En todos los viajes, incluso en
los de corta duración, sufres periodos sin alma. Pueden ser instantes aislados
que posteriormente se disuelven en la vorágine del resto de los hechos
encantadores, o tiempos muertos que crean una extraña desazón. Para los que costosamente
encajamos los viajes entre nuestra actividad profesional o laboral, cada día es
un pequeño tesoro y la pérdida de una mañana o una tarde es una frustración
terrible.
Aquél fue un día de transición,
un cambio de tercio en el viaje, un traslado desde el ámbito de la costa al del
interior, desde el mar hacia las praderas y las montañas. Como ambos estaban
separados por algo más de mil kilómetros, cualquier solución pasaba por
invertir o perder al menos una de esas valiosas unidades de tiempo que tanto
nos había costado juntar para disfrutar del viaje. Se imponía la paciencia.
Nos levantamos pronto, poco
después de las 6, ya que habíamos quedado para desayunar a las 7 en el buffet. A
pesar de que la nueva hora del vuelo nos daba un amplio margen para trasladarnos
al aeropuerto y facturar, no habíamos modificado la hora solicitada para los
trámites del desembarco.
Estaba claro que el idilio del
pasaje con el crucero había concluido y que los clientes estaban deseosos de
pisar tierra e iniciar nuevas aventuras o comenzar un merecido descanso. A
aquella hora el buffet estaba petado, los rostros cenicientos y las prisas se
habían apropiado de los pasajeros.
No encontramos hueco para los
cuatro, así que Jesús y yo nos sentamos en una mesa circular, con el permiso de
una amable señora. José Ramón y Javier lo hicieron en otra no muy alejada de la
nuestra. Nuestros diálogos se hubieran podido escribir íntegramente en una caja
de cerillas.
El barco había atracado sobre
las 6 de la mañana. Nos habíamos perdido la entrada a puerto bajo el sol del
amanecer. Quien hubiera aplazado la contemplación de ese espectáculo de la bahía
para el regreso del barco se había quedado con un par de palmos de narices. Ni
siquiera cuando terminamos de desayunar subimos a las cubiertas superiores para
contemplar desde ese privilegiado mirador el puerto, la bahía y la ciudad
asomada al mar, que tanto nos había cautivado una semana antes. Hasta ese punto
llegaba nuestro divorcio.
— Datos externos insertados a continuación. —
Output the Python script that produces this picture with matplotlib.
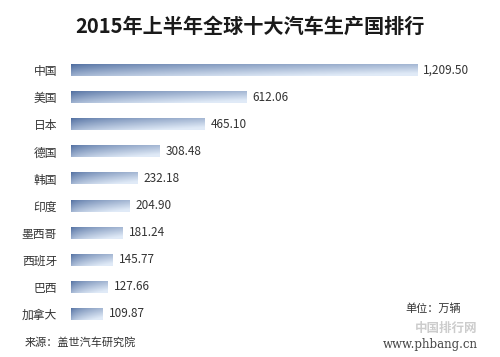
import numpy as np
import matplotlib
matplotlib.use("Agg")
import matplotlib.pyplot as plt

plt.rcParams['font.family'] = ['Noto Sans CJK SC', 'DejaVu Sans']

# data (万辆)
countries = ["中国", "美国", "日本", "德国", "韩国", "印度", "墨西哥", "西班牙", "巴西", "加拿大"]
output = [1209.50, 612.06, 465.10, 308.48, 232.18, 204.90, 181.24, 145.77, 127.66, 109.87]

title = "2015年上半年全球十大汽车生产国排行"
source = "来源：盖世汽车研究院"
unit = "单位：万辆"

fig = plt.figure(figsize=(5, 3.57), dpi=100)
ax = fig.add_axes([0.142, 0.0826, 0.8, 0.759])

ypos = np.arange(len(countries))
bars = ax.barh(ypos, output, height=0.44, color="none", edgecolor="none")

# gradient fill: darker blue at the left / top, fading to pale blue at the right
dark = np.array([0.30, 0.42, 0.62])
light = np.array([0.88, 0.92, 0.97])
nx, ny = 200, 20
tx = np.linspace(0, 1, nx)[None, :]
ty = np.linspace(0, 1, ny)[:, None]
mix = np.clip(0.6 * tx ** 0.5 + 0.5 * ty, 0, 1)
grad = dark[None, None, :] * (1 - mix[..., None]) + light[None, None, :] * mix[..., None]

for b in bars:
    x0, y0, w, h = b.get_x(), b.get_y(), b.get_width(), b.get_height()
    ax.imshow(grad, extent=(x0, x0 + w, y0 + h, y0), aspect="auto",
              interpolation="bilinear", zorder=2)

for y, v in zip(ypos, output):
    ax.text(v + 22, y, f"{v:,.2f}", va="center", ha="left", fontsize=8.5,
            color="#333333")

ax.set_xlim(0, 1398)
ax.set_ylim(9.5, -0.5)
ax.set_yticks(ypos)
ax.set_yticklabels(countries, fontsize=8.5, color="#333333")
ax.tick_params(axis="y", length=0, pad=10)
ax.set_xticks([])
for s in ax.spines.values():
    s.set_visible(False)

fig.text(0.5, 0.925, title, ha="center", va="center", fontsize=14.5,
         fontweight="bold", color="#1a1a1a")
fig.text(0.05, 0.04, source, ha="left", va="center", fontsize=8,
         style="italic", color="#333333")
fig.text(0.81, 0.137, unit, ha="left", va="center", fontsize=8,
         color="#333333")
fig.text(0.955, 0.08, "中国排行网", ha="right", va="center", fontsize=9,
         color="#cccccc", fontweight="bold")
fig.text(0.955, 0.035, "www.phbang.cn", ha="right", va="center", fontsize=8.5,
         family="DejaVu Serif", color="#444444")

fig.savefig("out.png", dpi=100)
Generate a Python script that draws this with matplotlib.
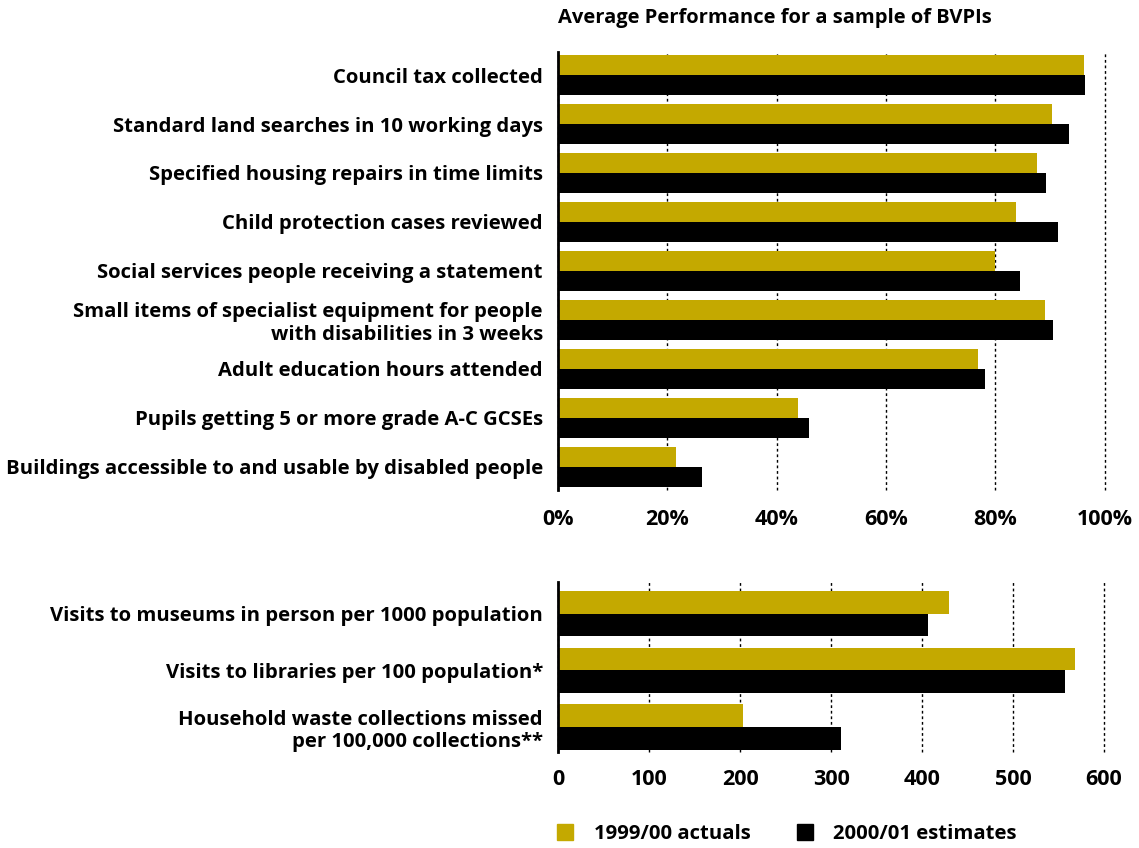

Quizá estábamos siendo injustos.
No acompañaba el cielo,
acorazado tras una trabada formación de nubes grises, en sintonía con nuestro
ánimo. El pronóstico era de lluvia a lo largo del día. Así alimentaríamos menos
la nostalgia por Vancouver. Sin embargo, nuestro amor por la ciudad sería
indestructible y siempre la recordaremos como la maravillosa urbe que
verdaderamente era. La temperatura era suave.